Excerpted data =
[START]
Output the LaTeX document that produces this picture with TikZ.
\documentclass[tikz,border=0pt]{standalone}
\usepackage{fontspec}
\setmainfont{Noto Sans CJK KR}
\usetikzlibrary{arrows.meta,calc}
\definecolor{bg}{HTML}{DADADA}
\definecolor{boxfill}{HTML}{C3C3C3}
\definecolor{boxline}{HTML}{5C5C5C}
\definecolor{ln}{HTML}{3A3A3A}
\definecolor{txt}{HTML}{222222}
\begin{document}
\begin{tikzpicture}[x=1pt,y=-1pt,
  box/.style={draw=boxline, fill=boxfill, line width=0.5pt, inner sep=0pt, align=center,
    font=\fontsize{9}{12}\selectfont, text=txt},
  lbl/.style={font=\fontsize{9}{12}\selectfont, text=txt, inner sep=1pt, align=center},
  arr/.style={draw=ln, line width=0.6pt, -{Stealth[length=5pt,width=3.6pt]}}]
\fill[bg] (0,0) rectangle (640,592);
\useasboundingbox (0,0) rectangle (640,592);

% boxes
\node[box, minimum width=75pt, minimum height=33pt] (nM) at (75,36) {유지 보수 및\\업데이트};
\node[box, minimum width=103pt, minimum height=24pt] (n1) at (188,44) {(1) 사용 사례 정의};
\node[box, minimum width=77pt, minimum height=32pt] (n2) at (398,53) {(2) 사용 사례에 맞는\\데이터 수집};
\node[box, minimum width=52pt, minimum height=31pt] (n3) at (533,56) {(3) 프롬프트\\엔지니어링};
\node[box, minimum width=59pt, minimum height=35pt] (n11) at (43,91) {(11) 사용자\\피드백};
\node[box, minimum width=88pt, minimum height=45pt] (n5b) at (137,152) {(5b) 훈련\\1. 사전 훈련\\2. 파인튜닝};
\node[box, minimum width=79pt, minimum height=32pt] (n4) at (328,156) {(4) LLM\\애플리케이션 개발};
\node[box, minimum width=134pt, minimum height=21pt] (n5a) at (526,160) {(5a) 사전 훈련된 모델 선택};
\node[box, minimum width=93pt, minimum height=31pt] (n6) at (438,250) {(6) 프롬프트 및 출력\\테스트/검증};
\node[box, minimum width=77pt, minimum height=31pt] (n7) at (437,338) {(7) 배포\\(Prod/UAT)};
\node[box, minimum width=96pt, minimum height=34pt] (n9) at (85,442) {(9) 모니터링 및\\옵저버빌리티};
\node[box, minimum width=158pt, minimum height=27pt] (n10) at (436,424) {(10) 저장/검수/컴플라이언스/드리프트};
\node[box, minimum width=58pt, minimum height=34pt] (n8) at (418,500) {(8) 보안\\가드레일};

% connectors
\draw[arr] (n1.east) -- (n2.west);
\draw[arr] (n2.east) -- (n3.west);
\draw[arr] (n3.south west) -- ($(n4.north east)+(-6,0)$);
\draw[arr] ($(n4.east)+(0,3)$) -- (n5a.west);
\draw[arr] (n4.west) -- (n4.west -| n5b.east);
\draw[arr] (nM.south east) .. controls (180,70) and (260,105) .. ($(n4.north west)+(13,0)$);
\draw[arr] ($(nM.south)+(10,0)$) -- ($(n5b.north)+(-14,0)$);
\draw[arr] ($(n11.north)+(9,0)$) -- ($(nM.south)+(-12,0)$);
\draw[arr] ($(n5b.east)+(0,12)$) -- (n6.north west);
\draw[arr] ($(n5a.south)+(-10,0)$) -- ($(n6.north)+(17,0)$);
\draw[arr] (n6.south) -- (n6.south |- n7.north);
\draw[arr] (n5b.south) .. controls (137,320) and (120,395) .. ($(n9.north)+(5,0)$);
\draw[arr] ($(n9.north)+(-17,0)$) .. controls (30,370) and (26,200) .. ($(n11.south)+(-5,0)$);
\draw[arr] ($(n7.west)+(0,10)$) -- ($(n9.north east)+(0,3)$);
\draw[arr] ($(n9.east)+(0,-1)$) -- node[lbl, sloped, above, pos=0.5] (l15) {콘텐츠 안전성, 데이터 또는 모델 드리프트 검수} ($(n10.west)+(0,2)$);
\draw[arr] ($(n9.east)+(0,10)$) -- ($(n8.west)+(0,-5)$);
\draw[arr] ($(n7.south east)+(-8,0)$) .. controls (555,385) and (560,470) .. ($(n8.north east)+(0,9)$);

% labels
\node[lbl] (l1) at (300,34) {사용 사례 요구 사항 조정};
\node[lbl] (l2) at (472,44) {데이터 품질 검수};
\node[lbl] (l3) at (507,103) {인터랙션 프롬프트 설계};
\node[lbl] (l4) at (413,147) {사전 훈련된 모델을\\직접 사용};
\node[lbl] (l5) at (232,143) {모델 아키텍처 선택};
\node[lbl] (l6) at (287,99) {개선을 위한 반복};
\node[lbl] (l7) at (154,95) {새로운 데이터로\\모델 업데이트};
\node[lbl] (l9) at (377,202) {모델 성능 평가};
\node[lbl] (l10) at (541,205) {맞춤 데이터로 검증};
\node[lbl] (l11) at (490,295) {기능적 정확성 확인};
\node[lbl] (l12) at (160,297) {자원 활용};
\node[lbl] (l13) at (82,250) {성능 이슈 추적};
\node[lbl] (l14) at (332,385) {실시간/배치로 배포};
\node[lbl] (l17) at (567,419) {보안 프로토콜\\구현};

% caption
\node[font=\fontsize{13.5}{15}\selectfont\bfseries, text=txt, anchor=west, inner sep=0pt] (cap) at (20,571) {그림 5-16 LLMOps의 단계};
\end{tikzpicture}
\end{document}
[END]
[START]
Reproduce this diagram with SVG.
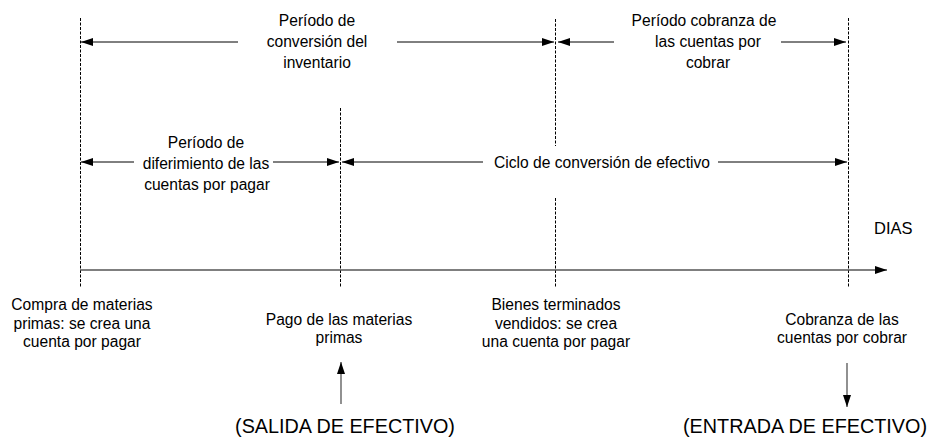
[END]
Show every line of the listing in which the string "with" can be found.

Answer to this exercise =
Output the LaTeX document that produces this picture with TikZ.
Reproduce this diagram with SVG.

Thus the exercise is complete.